Fast Facts:Most women gain about 25 to 35 pounds during their pregnancy.
Some of the weight gain is lost immediately after birth. However, it can take weeks to months for women to get back to their pre-pregnancy weight. Some women never lose all the extra weight.
Gaining too much weight during pregnancy can increase the risk of complications for mom and the fetus.
The institute of medicine has issued some general guidelines for weight gain based on a woman’s body mass index. However, some experts say those guidelines may be too liberal and doctors should take a more individualized approach when monitoring weight gain for pregnant women.
Pregnancy and Weight
In 2003, there were more than 4 million live births in the U.S., roughly a two percent increase over 2002. Most women gain about 25 to 35 pounds during their pregnancy (median weight gain is 30.5 pounds).
The average baby weighs about 7 to 8 pounds at birth. So, where does the rest of the weight come from? During pregnancy, a woman’s body takes on extra fat stores, accounting for 6 to 8 of those pounds. There is an increase in blood volume (an extra 3 to 4 pounds) and fluid volume (2 to 3 pounds). The breasts increase in size (1 to 3 pounds), as does the uterus (about 2 pounds). The rest of the weight comes from the placenta (1 to 2 pounds) and amniotic fluid (2 pounds).
Once the baby is born, women tend to lose a significant amount of the weight gained during pregnancy. However, it can take some time for women to get back to their weight before pregnancy. Some women never lose the excess weight.
Weight Gain Recommendations
Proper weight gain is important during pregnancy. If a woman doesn’t gain enough weight, she runs the risk of having a low-birth weight or premature baby. Gaining too much weight isn’t healthy either. Overweight women are at higher risk of developing pregnancy complications (like gestational diabetes and high blood pressure), having a very large baby, needing a cesarean delivery, and longer labor.
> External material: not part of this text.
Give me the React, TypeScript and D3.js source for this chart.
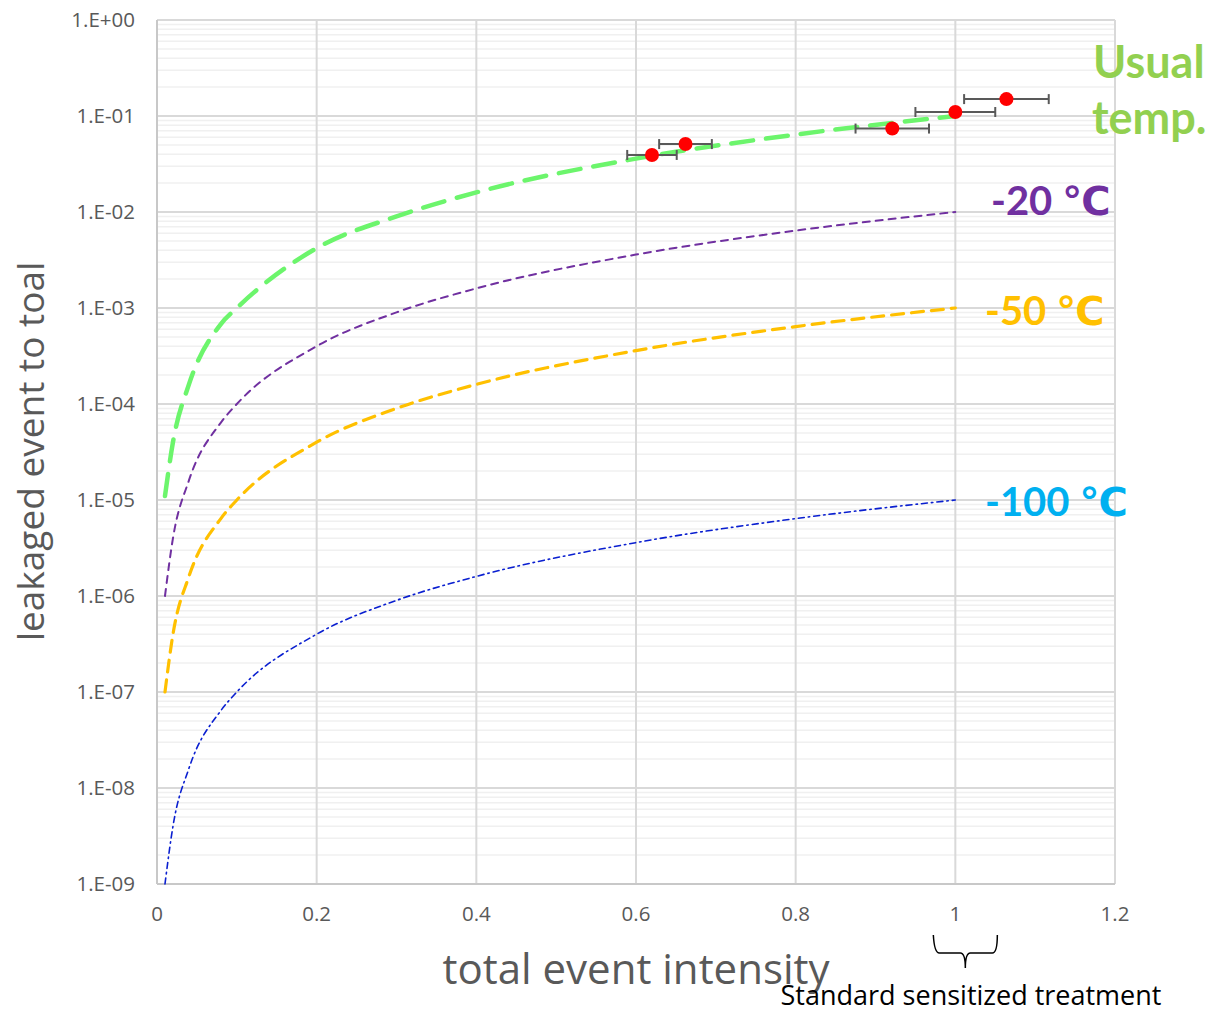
import * as d3 from "d3";

// x positions shared by all curves
const intensity = [0.01, 0.02, 0.04, 0.08, 0.1, 0.2, 0.3, 0.4, 0.6, 0.8, 1];

// leak ratio per temperature
const usualTemp = [1.1e-5, 4e-5, 1.6e-4, 6.8e-4, 1e-3, 4.2e-3, 9e-3, 1.6e-2, 3.6e-2, 6.4e-2, 1e-1];
const minus20 = [1e-6, 4e-6, 1.6e-5, 6.4e-5, 1e-4, 4e-4, 9e-4, 1.6e-3, 3.6e-3, 6.4e-3, 1e-2];
const minus50 = [1e-7, 4e-7, 1.6e-6, 6.4e-6, 1e-5, 4e-5, 9e-5, 1.6e-4, 3.6e-4, 6.4e-4, 1e-3];
const minus100 = [1e-9, 4e-9, 1.6e-8, 6.4e-8, 1e-7, 4e-7, 9e-7, 1.6e-6, 3.6e-6, 6.4e-6, 1e-5];

// measured points
const measX = [0.62, 0.662, 0.921, 1.0, 1.064];
const measY = [0.0393, 0.051, 0.074, 0.11, 0.15];
const measErr = [0.031, 0.033, 0.046, 0.05, 0.053];

const xTicks = [0, 0.2, 0.4, 0.6, 0.8, 1, 1.2];
const yTicks = [1, 1e-1, 1e-2, 1e-3, 1e-4, 1e-5, 1e-6, 1e-7, 1e-8, 1e-9];
const yTickLabels = ["1.E+00", "1.E-01", "1.E-02", "1.E-03", "1.E-04", "1.E-05", "1.E-06", "1.E-07", "1.E-08", "1.E-09"];

const W = 1214;
const H = 1014;
const left = 157, right = 1115, top = 20, bottom = 884;

const font = "'Open Sans', 'DejaVu Sans', sans-serif";
const boldFont = "Lato, 'Open Sans', 'DejaVu Sans', sans-serif";

export default function App() {
  const x = d3.scaleLinear().domain([0, 1.2]).range([left, right]);
  const y = d3.scaleLog().domain([1e-9, 1]).range([bottom, top]);

  const line = d3
    .line<number>()
    .x((_, i) => x(intensity[i]))
    .y((d) => y(d))
    .curve(d3.curveMonotoneX);

  // minor grid: 2..9 of each decade
  const minor: number[] = [];
  for (let e = -9; e < 0; e++) {
    for (let m = 2; m <= 9; m++) minor.push(m * Math.pow(10, e));
  }

  const series = [
    { v: usualTemp, color: "#6CF56C", w: 4.5, dash: "22 13" },
    { v: minus20, color: "#7030A0", w: 2, dash: "7 6" },
    { v: minus50, color: "#FFC000", w: 3.2, dash: "12 8" },
    { v: minus100, color: "#0A1FD0", w: 1.6, dash: "6 4 1.5 4" },
  ];

  const bx = x(1);

  return (
    <svg width={W} height={H} style={{ position: "absolute", left: 0, top: 0 }} fontFamily={font}>
      <rect width={W} height={H} fill="#fff" />
      {/* minor grid */}
      {minor.map((v, i) => (
        <line key={"m" + i} x1={left} x2={right} y1={y(v)} y2={y(v)} stroke="#f0f0f0" strokeWidth={1.5} />
      ))}
      {/* major grid */}
      {yTicks.map((v, i) => (
        <line key={"y" + i} x1={left} x2={right} y1={y(v)} y2={y(v)} stroke="#d9d9d9" strokeWidth={2} />
      ))}
      {xTicks.map((v, i) => (
        <line key={"x" + i} x1={x(v)} x2={x(v)} y1={top} y2={bottom} stroke="#d9d9d9" strokeWidth={2} />
      ))}
      <line x1={left} x2={left} y1={top} y2={bottom} stroke="#c8c8c8" strokeWidth={2} />
      <line x1={left} x2={right} y1={bottom} y2={bottom} stroke="#c8c8c8" strokeWidth={2} />

      {/* tick labels */}
      {yTicks.map((v, i) => (
        <text key={"yl" + i} x={135} y={y(v)} dy="0.35em" textAnchor="end" fontSize={20.5} fill="#595959">
          {yTickLabels[i]}
        </text>
      ))}
      {xTicks.map((v, i) => (
        <text key={"xl" + i} x={x(v)} y={921} textAnchor="middle" fontSize={20.5} fill="#595959">
          {String(v)}
        </text>
      ))}

      {/* curves */}
      {series.map((s, i) => (
        <path
          key={"s" + i}
          d={line(s.v) || ""}
          fill="none"
          stroke={s.color}
          strokeWidth={s.w}
          strokeDasharray={s.dash}
          strokeLinecap="round"
        />
      ))}

      {/* error bars + points */}
      {measX.map((v, i) => {
        const x0 = x(v - measErr[i]);
        const x1 = x(v + measErr[i]);
        const yy = y(measY[i]);
        return (
          <g key={"p" + i}>
            <line x1={x0} x2={x1} y1={yy} y2={yy} stroke="#595959" strokeWidth={2} />
            <line x1={x0} x2={x0} y1={yy - 5} y2={yy + 5} stroke="#595959" strokeWidth={2} />
            <line x1={x1} x2={x1} y1={yy - 5} y2={yy + 5} stroke="#595959" strokeWidth={2} />
          </g>
        );
      })}
      {measX.map((v, i) => (
        <circle key={"c" + i} cx={x(v)} cy={y(measY[i])} r={7} fill="#FF0000" />
      ))}

      {/* series labels */}
      <g fontFamily={boldFont} fontWeight={700}>
        <text x={1093} y={78} fontSize={45} fill="#92D050">Usual</text>
        <text x={1092} y={134} fontSize={45} fill="#92D050">temp.</text>
        <text x={991} y={215} fontSize={40} fill="#7030A0">-20 ℃</text>
        <text x={985} y={325} fontSize={40} fill="#FFC000">-50 ℃</text>
        <text x={985} y={516} fontSize={40} fill="#00B0F0">-100 ℃</text>
      </g>

      {/* axis titles */}
      <text
        transform={`translate(44, ${(263 + 640) / 2}) rotate(-90)`}
        textAnchor="middle"
        fontSize={37}
        fill="#595959"
      >
        leakaged event to toal
      </text>
      <text x={636} y={984} textAnchor="middle" fontSize={42} fill="#595959">
        total event intensity
      </text>

      {/* brace annotation */}
      <path
        d={`M${bx - 22},935 Q${bx - 21},953 ${bx - 16},953 L${bx + 5},953 Q${bx + 10},953 ${bx + 10},968 Q${bx + 10},953 ${bx + 15},953 L${bx + 37},953 Q${bx + 42},953 ${bx + 42},935`}
        fill="none"
        stroke="#000"
        strokeWidth={1.5}
      />
      <text x={971} y={1005} textAnchor="middle" fontSize={27} fill="#000">
        Standard sensitized treatment
      </text>
    </svg>
  );
}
In addition, women who gain too much weight during pregnancy have a harder time losing the excess weight after delivery.
Currently, the Institute of Medicine recommends that doctors take into account a woman’s pre-pregnancy weight before making recommendations for appropriate weight gain during pregnancy. According to Institute guidelines, a woman who is underweight before becoming pregnant (as determined by body mass index) should gain between 28 and 40 pounds. A normal-weight woman should gain 25 to 35 pounds. A woman who is overweight before pregnancy should gain 15 to 25 pounds. Obese women should gain 15 pounds. Pregnant women who are carrying more than one baby will need to gain more weight.
Reconsidering Weight Gain Guidelines
Raul Artal, M.D., a Maternal Fetal Medicine Specialist at St. Louis University, says pregnancy weight gain guidelines were developed more than 20 years ago. Since then, doctors have learned more about the need to maintain better health during pregnancy. In the past, women were often advised to take it easy and to eat enough to feed “two.” However, many women want to remain active during pregnancy and don’t want to worry about having to lose a lot of weight after the baby is born.
Artal says, instead of following broad guidelines, doctors should take a more individualized approach to weight gain recommendations. Ultrasound measurements can be used to monitor the growth of the fetus. As long as the baby is growing as expected, women shouldn’t have to worry about eating enough food for “two.” Women should concentrate on staying active (unless there are health concerns for her or the fetus) and eating a healthy diet.
Artal’s advice is very timely. A recent study from the Harvard Medical School found women who follow the traditional pregnancy weight gain recommendations may be setting the groundwork for obesity in their children. Using the Institute of Medicine guidelines for pregnancy weight gain recommendations, the researchers found women who gained too much weight and those who gained an acceptable weight had children who were overweight by age three.